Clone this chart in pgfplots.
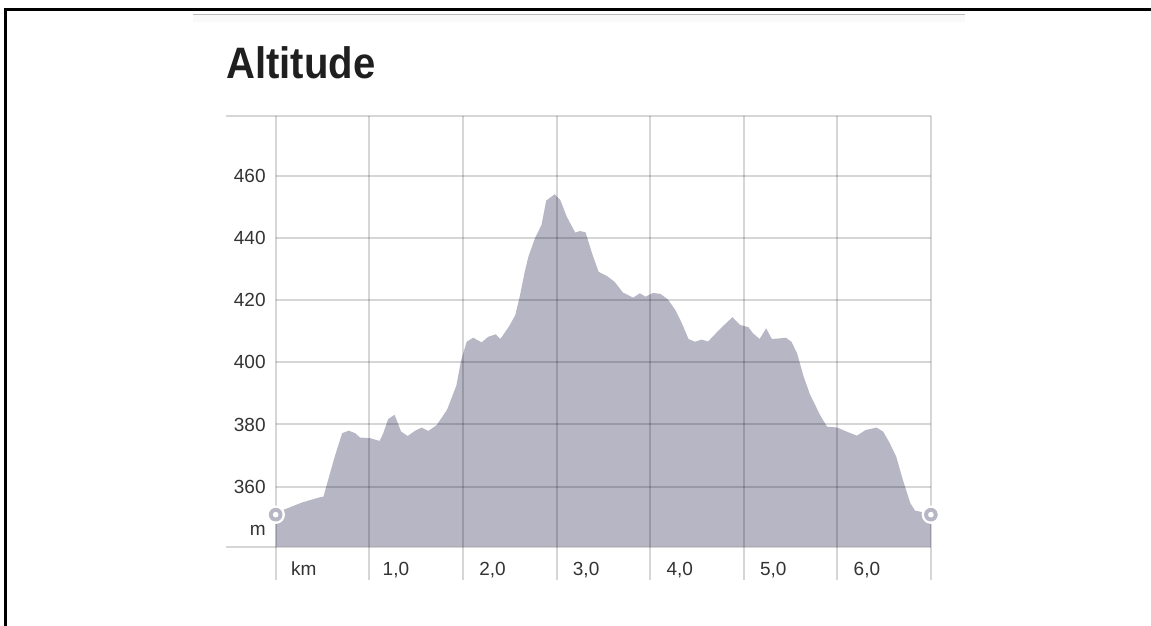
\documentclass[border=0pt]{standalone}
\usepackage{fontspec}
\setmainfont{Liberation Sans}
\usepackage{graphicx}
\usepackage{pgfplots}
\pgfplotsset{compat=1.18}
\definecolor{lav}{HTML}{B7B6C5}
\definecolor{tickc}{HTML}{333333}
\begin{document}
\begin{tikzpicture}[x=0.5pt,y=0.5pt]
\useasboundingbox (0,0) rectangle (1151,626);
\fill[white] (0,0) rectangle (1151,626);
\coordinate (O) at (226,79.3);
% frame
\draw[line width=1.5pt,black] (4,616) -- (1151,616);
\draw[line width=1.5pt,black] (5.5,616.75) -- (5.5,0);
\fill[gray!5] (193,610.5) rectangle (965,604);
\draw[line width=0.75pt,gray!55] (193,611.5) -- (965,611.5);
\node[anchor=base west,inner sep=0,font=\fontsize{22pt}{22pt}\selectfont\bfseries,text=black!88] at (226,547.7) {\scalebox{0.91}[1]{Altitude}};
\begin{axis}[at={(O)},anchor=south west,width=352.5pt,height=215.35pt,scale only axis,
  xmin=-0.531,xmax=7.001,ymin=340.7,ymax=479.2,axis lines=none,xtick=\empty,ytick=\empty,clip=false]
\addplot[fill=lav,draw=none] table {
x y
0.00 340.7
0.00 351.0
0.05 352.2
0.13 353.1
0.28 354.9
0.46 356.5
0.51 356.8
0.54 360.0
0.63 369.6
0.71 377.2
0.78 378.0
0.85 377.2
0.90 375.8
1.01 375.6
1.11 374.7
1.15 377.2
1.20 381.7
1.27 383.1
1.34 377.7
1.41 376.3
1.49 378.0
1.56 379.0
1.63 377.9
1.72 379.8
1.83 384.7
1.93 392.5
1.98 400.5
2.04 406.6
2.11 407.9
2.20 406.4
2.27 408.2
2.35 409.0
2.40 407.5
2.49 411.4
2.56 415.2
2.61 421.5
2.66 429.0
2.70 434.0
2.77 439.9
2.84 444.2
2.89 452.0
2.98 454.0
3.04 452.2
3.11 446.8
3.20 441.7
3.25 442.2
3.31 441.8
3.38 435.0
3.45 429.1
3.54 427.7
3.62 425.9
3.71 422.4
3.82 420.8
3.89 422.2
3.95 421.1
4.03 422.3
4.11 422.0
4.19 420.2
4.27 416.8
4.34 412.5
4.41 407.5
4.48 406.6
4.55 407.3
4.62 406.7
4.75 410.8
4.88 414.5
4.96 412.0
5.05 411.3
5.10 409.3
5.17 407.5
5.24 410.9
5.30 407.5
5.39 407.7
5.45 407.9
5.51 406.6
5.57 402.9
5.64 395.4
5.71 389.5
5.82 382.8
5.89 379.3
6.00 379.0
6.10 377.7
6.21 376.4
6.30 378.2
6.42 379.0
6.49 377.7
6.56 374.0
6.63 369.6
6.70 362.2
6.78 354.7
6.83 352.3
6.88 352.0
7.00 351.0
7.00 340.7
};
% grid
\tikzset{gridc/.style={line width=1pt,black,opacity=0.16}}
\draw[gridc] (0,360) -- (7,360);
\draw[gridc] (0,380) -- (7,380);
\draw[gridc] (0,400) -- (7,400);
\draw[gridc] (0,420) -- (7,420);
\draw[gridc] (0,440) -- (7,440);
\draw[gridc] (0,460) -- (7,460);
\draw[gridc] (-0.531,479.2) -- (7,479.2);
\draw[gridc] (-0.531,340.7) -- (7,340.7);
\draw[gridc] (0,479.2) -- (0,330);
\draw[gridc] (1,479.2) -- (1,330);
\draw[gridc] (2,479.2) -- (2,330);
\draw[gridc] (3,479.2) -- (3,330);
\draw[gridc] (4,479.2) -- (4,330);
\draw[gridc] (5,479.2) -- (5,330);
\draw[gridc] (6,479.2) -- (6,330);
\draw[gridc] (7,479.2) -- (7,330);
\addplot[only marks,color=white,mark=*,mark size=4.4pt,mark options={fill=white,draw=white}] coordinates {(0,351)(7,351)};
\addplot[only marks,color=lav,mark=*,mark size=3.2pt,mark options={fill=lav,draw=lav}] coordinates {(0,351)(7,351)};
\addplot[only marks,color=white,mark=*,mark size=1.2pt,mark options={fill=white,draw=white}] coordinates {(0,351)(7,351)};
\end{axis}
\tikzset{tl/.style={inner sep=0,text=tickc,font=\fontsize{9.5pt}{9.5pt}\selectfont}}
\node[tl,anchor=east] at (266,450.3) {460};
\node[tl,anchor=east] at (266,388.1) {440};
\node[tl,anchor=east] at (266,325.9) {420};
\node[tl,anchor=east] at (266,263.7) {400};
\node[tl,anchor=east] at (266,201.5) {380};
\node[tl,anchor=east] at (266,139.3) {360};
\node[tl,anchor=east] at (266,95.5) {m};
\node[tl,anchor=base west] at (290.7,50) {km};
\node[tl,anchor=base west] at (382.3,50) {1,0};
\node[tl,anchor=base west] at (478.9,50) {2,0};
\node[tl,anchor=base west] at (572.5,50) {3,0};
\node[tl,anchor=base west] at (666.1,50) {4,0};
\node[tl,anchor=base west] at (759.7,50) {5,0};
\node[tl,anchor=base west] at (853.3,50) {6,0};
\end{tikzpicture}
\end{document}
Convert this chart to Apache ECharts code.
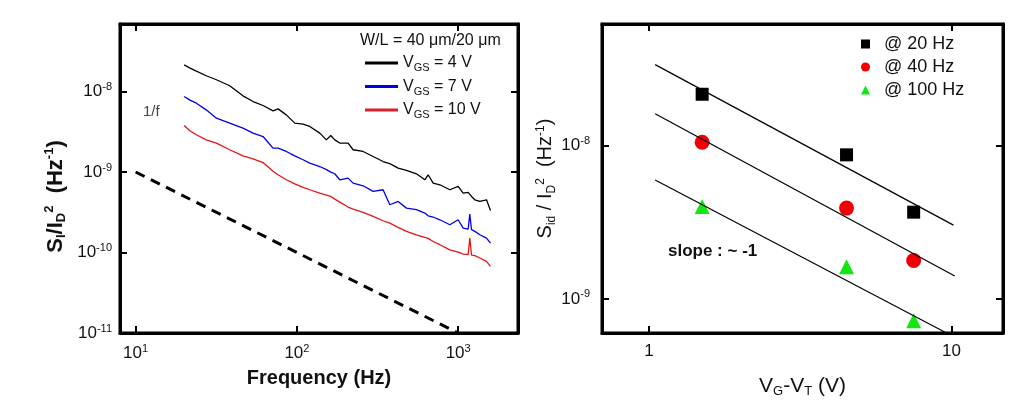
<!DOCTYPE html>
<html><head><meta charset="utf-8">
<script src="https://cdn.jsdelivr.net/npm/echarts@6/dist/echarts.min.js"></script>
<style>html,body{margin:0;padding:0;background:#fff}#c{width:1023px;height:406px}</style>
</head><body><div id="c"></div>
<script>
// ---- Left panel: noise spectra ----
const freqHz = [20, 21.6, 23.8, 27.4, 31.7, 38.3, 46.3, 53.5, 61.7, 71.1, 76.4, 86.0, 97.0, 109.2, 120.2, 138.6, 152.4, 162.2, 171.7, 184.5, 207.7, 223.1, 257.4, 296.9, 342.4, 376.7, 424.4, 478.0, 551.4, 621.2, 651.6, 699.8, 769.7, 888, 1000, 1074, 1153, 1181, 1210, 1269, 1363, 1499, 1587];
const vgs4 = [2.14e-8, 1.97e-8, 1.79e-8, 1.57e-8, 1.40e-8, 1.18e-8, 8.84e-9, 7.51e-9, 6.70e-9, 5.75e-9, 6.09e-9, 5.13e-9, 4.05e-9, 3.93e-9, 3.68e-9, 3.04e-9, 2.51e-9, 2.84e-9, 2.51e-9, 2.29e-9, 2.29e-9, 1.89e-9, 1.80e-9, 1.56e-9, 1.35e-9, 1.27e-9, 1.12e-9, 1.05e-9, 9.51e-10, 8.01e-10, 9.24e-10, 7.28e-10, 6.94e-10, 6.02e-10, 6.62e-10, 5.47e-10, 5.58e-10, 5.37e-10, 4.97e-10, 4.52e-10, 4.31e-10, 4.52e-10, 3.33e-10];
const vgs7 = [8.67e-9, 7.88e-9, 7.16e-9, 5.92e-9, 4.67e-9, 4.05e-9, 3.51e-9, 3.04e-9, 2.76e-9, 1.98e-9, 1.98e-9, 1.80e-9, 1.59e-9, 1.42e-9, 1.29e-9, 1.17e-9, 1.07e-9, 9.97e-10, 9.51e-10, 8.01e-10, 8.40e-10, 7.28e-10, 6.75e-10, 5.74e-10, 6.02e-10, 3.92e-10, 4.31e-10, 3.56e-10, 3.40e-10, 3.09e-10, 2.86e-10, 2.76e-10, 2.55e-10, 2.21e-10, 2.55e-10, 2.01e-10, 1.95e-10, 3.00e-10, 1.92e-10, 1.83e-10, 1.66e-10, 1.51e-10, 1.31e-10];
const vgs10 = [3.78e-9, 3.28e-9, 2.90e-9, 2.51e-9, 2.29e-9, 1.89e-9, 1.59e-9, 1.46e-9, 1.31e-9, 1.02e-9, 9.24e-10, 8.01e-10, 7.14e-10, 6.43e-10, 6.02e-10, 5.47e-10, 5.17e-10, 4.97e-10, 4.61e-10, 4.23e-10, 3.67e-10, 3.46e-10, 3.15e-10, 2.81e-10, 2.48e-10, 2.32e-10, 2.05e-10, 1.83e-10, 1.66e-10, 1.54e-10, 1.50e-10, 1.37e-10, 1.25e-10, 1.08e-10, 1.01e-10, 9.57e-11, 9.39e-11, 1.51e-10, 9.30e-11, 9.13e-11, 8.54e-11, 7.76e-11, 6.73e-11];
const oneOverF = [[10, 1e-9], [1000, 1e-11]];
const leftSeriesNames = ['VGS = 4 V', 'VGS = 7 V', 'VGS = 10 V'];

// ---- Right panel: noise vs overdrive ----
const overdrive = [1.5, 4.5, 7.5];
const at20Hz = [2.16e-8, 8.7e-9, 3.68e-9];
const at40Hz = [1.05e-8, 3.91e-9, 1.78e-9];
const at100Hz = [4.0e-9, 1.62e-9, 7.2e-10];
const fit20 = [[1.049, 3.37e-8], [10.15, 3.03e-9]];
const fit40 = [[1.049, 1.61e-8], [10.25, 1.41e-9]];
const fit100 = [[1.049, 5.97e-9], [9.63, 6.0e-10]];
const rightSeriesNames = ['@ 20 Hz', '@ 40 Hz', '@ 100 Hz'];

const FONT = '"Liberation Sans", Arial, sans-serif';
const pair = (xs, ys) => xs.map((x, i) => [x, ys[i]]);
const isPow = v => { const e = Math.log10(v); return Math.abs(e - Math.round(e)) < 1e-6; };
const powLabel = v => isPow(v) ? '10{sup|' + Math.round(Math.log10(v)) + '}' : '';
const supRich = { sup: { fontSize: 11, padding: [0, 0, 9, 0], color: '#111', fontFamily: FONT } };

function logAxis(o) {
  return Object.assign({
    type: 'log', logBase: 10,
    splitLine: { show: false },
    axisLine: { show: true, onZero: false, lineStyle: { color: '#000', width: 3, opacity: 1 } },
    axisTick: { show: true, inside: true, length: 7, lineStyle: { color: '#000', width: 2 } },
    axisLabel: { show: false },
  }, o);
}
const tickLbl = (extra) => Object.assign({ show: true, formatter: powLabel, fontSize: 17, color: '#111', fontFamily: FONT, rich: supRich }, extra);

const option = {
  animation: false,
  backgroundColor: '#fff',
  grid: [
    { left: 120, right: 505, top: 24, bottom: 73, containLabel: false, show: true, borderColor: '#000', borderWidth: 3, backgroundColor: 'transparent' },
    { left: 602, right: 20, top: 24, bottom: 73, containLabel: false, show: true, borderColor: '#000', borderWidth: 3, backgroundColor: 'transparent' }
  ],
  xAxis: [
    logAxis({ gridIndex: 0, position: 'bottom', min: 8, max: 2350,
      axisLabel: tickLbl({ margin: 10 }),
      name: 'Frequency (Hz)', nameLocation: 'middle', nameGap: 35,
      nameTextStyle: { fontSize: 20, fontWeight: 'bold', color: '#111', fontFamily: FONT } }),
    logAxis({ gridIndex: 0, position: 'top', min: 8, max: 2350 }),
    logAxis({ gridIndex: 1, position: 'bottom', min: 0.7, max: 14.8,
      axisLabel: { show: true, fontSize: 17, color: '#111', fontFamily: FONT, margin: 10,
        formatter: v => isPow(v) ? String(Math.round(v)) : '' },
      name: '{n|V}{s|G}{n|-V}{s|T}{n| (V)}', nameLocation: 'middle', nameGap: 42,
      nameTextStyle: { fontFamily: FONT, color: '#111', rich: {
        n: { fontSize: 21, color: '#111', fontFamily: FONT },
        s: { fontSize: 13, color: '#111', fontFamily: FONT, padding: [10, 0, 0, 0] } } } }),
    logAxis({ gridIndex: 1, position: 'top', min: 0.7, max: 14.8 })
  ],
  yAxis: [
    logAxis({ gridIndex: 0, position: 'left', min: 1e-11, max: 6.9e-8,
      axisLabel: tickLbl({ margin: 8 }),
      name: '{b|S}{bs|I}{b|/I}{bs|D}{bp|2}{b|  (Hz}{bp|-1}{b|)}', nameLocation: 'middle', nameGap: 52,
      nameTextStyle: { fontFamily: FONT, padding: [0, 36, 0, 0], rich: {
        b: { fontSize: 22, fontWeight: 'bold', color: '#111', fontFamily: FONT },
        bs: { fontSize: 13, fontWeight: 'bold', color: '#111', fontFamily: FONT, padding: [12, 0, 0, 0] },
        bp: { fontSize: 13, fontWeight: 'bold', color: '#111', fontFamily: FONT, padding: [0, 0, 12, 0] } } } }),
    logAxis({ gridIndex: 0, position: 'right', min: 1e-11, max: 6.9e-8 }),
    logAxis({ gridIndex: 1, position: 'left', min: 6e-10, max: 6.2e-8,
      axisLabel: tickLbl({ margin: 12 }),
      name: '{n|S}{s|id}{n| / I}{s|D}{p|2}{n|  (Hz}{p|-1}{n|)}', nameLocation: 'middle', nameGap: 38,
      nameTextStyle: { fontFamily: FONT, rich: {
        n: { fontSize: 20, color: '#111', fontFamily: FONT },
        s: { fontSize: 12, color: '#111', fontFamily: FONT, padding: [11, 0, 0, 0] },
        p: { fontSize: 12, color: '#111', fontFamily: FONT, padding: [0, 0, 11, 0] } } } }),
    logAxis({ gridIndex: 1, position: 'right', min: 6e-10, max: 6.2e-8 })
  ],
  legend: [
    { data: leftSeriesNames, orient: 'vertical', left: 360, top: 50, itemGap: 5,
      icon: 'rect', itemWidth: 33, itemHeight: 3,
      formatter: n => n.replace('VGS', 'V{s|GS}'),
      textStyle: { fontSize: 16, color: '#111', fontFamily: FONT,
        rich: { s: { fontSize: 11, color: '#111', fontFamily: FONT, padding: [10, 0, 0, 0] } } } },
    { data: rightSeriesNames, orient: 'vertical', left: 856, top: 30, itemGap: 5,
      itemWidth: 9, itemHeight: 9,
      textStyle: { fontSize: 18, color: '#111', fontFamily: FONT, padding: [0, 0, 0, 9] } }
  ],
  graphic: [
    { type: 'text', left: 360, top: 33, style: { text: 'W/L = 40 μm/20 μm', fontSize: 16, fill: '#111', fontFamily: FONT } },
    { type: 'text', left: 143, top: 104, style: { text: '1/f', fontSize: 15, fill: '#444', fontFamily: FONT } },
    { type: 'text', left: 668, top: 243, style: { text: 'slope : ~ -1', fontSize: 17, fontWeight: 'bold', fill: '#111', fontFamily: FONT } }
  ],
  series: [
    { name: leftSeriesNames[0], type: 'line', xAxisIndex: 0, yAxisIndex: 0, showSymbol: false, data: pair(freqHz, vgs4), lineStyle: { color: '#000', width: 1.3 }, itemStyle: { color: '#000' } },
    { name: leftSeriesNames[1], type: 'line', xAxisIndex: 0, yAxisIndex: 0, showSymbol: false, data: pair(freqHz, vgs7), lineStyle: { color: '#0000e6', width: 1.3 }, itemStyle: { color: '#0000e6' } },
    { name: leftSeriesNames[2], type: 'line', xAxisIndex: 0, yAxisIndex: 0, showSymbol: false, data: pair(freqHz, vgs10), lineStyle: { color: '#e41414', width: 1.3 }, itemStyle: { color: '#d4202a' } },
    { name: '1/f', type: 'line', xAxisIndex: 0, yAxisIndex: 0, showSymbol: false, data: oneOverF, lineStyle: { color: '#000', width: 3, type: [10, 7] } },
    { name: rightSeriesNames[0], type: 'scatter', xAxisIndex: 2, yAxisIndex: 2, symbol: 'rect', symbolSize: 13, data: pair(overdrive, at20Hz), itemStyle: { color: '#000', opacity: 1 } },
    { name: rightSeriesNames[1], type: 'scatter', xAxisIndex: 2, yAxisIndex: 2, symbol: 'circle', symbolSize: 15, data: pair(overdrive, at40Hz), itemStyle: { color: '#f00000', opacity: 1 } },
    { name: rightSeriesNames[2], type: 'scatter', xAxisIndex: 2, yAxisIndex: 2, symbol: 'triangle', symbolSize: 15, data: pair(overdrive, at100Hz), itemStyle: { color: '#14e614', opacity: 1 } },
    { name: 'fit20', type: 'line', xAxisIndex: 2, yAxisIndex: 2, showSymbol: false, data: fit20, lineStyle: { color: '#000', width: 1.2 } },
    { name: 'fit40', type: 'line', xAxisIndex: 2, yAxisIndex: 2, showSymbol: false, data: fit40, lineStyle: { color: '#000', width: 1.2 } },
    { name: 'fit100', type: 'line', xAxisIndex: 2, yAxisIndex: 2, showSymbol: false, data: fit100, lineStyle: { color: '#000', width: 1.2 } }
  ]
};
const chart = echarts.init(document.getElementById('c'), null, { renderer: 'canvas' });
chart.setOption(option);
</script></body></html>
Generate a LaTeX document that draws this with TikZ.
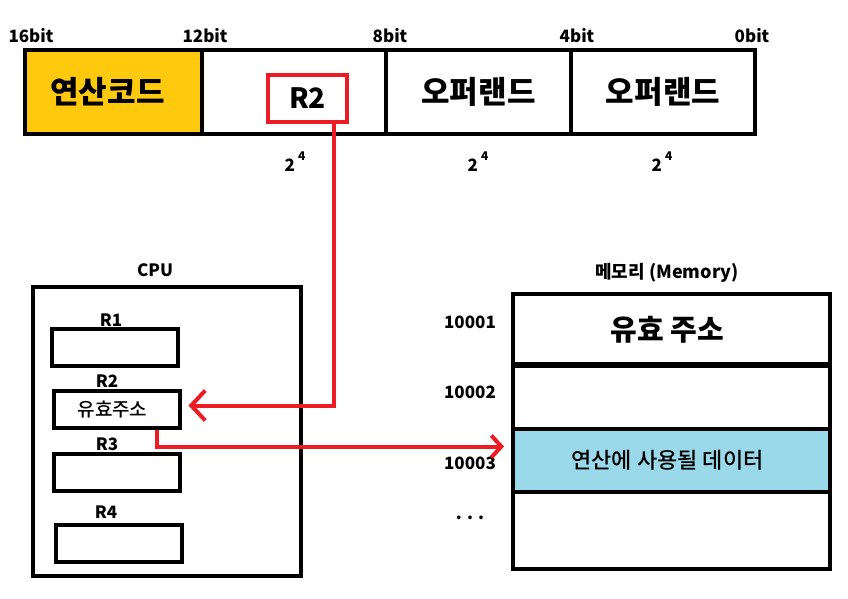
- - - - - - -
Aim: Transcribe only the lines above that start at the line containing "Convert this chart to Apache ECharts code." and end at the line containing "const leftSeriesNames = ['VGS". Omit pictures.

Task output:
Convert this chart to Apache ECharts code.
<!DOCTYPE html>
<html><head><meta charset="utf-8">
<script src="https://cdn.jsdelivr.net/npm/echarts@6/dist/echarts.min.js"></script>
<style>html,body{margin:0;padding:0;background:#fff}#c{width:1023px;height:406px}</style>
</head><body><div id="c"></div>
<script>
// ---- Left panel: noise spectra ----
const freqHz = [20, 21.6, 23.8, 27.4, 31.7, 38.3, 46.3, 53.5, 61.7, 71.1, 76.4, 86.0, 97.0, 109.2, 120.2, 138.6, 152.4, 162.2, 171.7, 184.5, 207.7, 223.1, 257.4, 296.9, 342.4, 376.7, 424.4, 478.0, 551.4, 621.2, 651.6, 699.8, 769.7, 888, 1000, 1074, 1153, 1181, 1210, 1269, 1363, 1499, 1587];
const vgs4 = [2.14e-8, 1.97e-8, 1.79e-8, 1.57e-8, 1.40e-8, 1.18e-8, 8.84e-9, 7.51e-9, 6.70e-9, 5.75e-9, 6.09e-9, 5.13e-9, 4.05e-9, 3.93e-9, 3.68e-9, 3.04e-9, 2.51e-9, 2.84e-9, 2.51e-9, 2.29e-9, 2.29e-9, 1.89e-9, 1.80e-9, 1.56e-9, 1.35e-9, 1.27e-9, 1.12e-9, 1.05e-9, 9.51e-10, 8.01e-10, 9.24e-10, 7.28e-10, 6.94e-10, 6.02e-10, 6.62e-10, 5.47e-10, 5.58e-10, 5.37e-10, 4.97e-10, 4.52e-10, 4.31e-10, 4.52e-10, 3.33e-10];
const vgs7 = [8.67e-9, 7.88e-9, 7.16e-9, 5.92e-9, 4.67e-9, 4.05e-9, 3.51e-9, 3.04e-9, 2.76e-9, 1.98e-9, 1.98e-9, 1.80e-9, 1.59e-9, 1.42e-9, 1.29e-9, 1.17e-9, 1.07e-9, 9.97e-10, 9.51e-10, 8.01e-10, 8.40e-10, 7.28e-10, 6.75e-10, 5.74e-10, 6.02e-10, 3.92e-10, 4.31e-10, 3.56e-10, 3.40e-10, 3.09e-10, 2.86e-10, 2.76e-10, 2.55e-10, 2.21e-10, 2.55e-10, 2.01e-10, 1.95e-10, 3.00e-10, 1.92e-10, 1.83e-10, 1.66e-10, 1.51e-10, 1.31e-10];
const vgs10 = [3.78e-9, 3.28e-9, 2.90e-9, 2.51e-9, 2.29e-9, 1.89e-9, 1.59e-9, 1.46e-9, 1.31e-9, 1.02e-9, 9.24e-10, 8.01e-10, 7.14e-10, 6.43e-10, 6.02e-10, 5.47e-10, 5.17e-10, 4.97e-10, 4.61e-10, 4.23e-10, 3.67e-10, 3.46e-10, 3.15e-10, 2.81e-10, 2.48e-10, 2.32e-10, 2.05e-10, 1.83e-10, 1.66e-10, 1.54e-10, 1.50e-10, 1.37e-10, 1.25e-10, 1.08e-10, 1.01e-10, 9.57e-11, 9.39e-11, 1.51e-10, 9.30e-11, 9.13e-11, 8.54e-11, 7.76e-11, 6.73e-11];
const oneOverF = [[10, 1e-9], [1000, 1e-11]];
const leftSeriesNames = ['VGS = 4 V', 'VGS = 7 V', 'VGS = 10 V'];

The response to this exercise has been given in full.